Maksym Popov, a special adviser on environmental crimes to the Ukrainian Prosecutor General, has sent more than 400 prosecutors and investigators to gather evidence and Kyiv plans to prosecute Russia both at home and internationally.
Standing next to a row of houses, Ignatenko pointed to a mark on the wall above the ground.
“The water flooded this field… After conducting an analysis, we will be able to determine whether there are traces of pesticide or hydrocarbons — polluted soil.”
Flooding washed away petrol stations and farmhouses storing pesticides, raising concerns the land is now likely contaminated.
“When the water spilled out, it picked up pollutants and dumped them on land where farm animals were being kept,” Ignatenko said.
For its case to succeed, Ukraine will first need to prove Russia blew up the dam.
“That’s our conviction. Another investigation is underway to that end,” the prosecutor said, as he packed a sample of earth into a plastic bag bearing the Ukrainian police logo.
On May 30 — a week before the dam exploded — Russia adopted a law banning the investigation of incidents concerning “hydraulic structures” in parts of Ukraine it claims to have annexed.
– ‘Dynamic ecosystem’ –
About 300 kilometres (185 miles) upstream, on the outskirts of Zaporizhzhia, biologist Vadym Maniuk walked across dry, crunchy ground.

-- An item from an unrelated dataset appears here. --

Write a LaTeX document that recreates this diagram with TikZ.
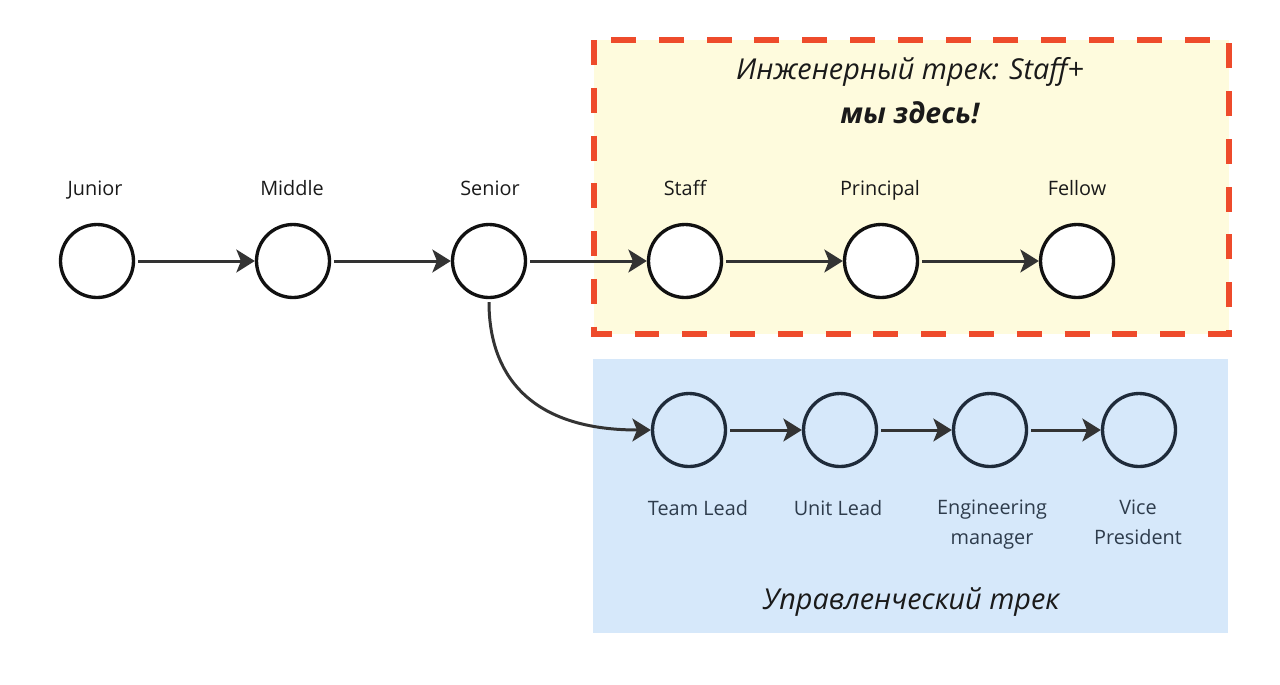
\documentclass[tikz,border=0pt]{standalone}
\usepackage{fontspec}
\setmainfont{Open Sans}
\usetikzlibrary{arrows.meta}
\definecolor{yfill}{HTML}{FEFBDD}
\definecolor{rdash}{HTML}{EE4B2B}
\definecolor{bfill}{HTML}{D6E8FA}
\definecolor{lineg}{HTML}{333333}
\definecolor{circk}{HTML}{111111}
\definecolor{navy}{HTML}{1F2B3A}
\definecolor{lblue}{HTML}{2E3C4C}
\definecolor{txtk}{HTML}{1A1A1A}
\tikzset{
  stage/.style={circle, draw=circk, line width=1.9pt, fill=white, minimum size=1.46cm, inner sep=0pt},
  mstage/.style={circle, draw=navy, line width=1.9pt, minimum size=1.46cm, inner sep=0pt},
  toplbl/.style={anchor=base, inner sep=0pt, text=txtk, font=\fontsize{11.3}{17}\selectfont},
  botlbl/.style={anchor=north, inner sep=0pt, text=lblue, align=center, font=\fontsize{11.3}{17}\selectfont},
  arr/.style={draw=lineg, line width=1.7pt, shorten <=1.7pt,
    -{Stealth[length=10.5pt, width=13pt, inset=2.6pt]}},
  ttl/.style={anchor=base, inner sep=0pt, text=txtk, font=\fontsize{16.4}{19}\selectfont\itshape},
}
\begin{document}
\begin{tikzpicture}[x=0.02cm, y=-0.02cm]
\useasboundingbox (0,0) rectangle (1280,684);
% track boxes
\fill[yfill] (594,40) rectangle (1229,334);
\fill[bfill] (593,359) rectangle (1228,633);

% titles
\node[ttl] (engtitle) at (910,79) {Инженерный трек: Staff+};
\node[ttl, font=\fontsize{16.2}{19}\selectfont\bfseries\itshape] (here) at (910,123) {мы здесь!};
\node[ttl] (mgmttitle) at (911,609) {Управленческий трек};

% engineering track
\node[stage] (junior) at (97,261) {};
\node[stage] (middle) at (293,261) {};
\node[stage] (senior) at (489,261) {};
\node[stage] (staff) at (685,261) {};
\node[stage] (principal) at (881,261) {};
\node[stage] (fellow) at (1077,261) {};

\node[toplbl] (ljunior) at (95,195) {Junior};
\node[toplbl] (lmiddle) at (292,195) {Middle};
\node[toplbl] (lsenior) at (490,195) {Senior};
\node[toplbl] (lstaff) at (685,195) {Staff};
\node[toplbl] (lprincipal) at (880,195) {Principal};
\node[toplbl] (lfellow) at (1077,195) {Fellow};

% management track
\node[mstage] (teamlead) at (689,430) {};
\node[mstage] (unitlead) at (840,430) {};
\node[mstage] (engmgr) at (990,430) {};
\node[mstage] (vp) at (1139,430) {};

\node[botlbl] (lteamlead) at (698,500) {Team Lead};
\node[botlbl] (lunitlead) at (838,500) {Unit Lead};
\node[botlbl] (lengmgr) at (992,500) {Engineering\\manager};
\node[botlbl] (lvp) at (1138,500) {Vice\\President};

% connectors
\draw[arr] (junior) -- (middle);
\draw[arr] (middle) -- (senior);
\draw[arr] (senior) -- (staff);
\draw[arr] (staff) -- (principal);
\draw[arr] (principal) -- (fellow);
\draw[arr] (senior.south) .. controls (489,370) and (525,430) .. (teamlead.west);
\draw[arr] (teamlead) -- (unitlead);
\draw[arr] (unitlead) -- (engmgr);
\draw[arr] (engmgr) -- (vp);

% dashed frame
\draw[rdash, line width=3.1pt, dash pattern=on 14.2pt off 13pt] (594,40) rectangle (1229,334);
\end{tikzpicture}
\end{document}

Beneath his feet were millions of freshwater mussel shells, scattered across the old bed of the Kakhovka reservoir.
“There used to be four metres of water here,” Maniuk, an associate professor at Dnipro’s Oles Honchar University, told AFP.
“Billions of living organisms were killed suddenly, in a few days,” when the reservoir emptied, Maniuk said.
To him, the charges of ecocide are undeniable given the scale of the disaster.
But almost six months later, life is returning, he said.
“We have regained a dynamic ecosystem in just a few months,” he said.
The ground is strewn with shells and carp skeletons — but goats have now taken to grazing on small shrubs.
Locals ride bicycles across the former waterway, weaving between boulders.
Biologists such as Maniuk are currently in a tussle with Ukraine‘s energy industry over whether to rebuild the dam.
“The scientists are against it, we’re fighting against the energy lobby,” he said.
It generated “negligible” power and a big reconstruction project would damage the local environment once more, Maniuk argued.
“The people here have already made the area their own. For shepherds and fishermen, the conditions are better.”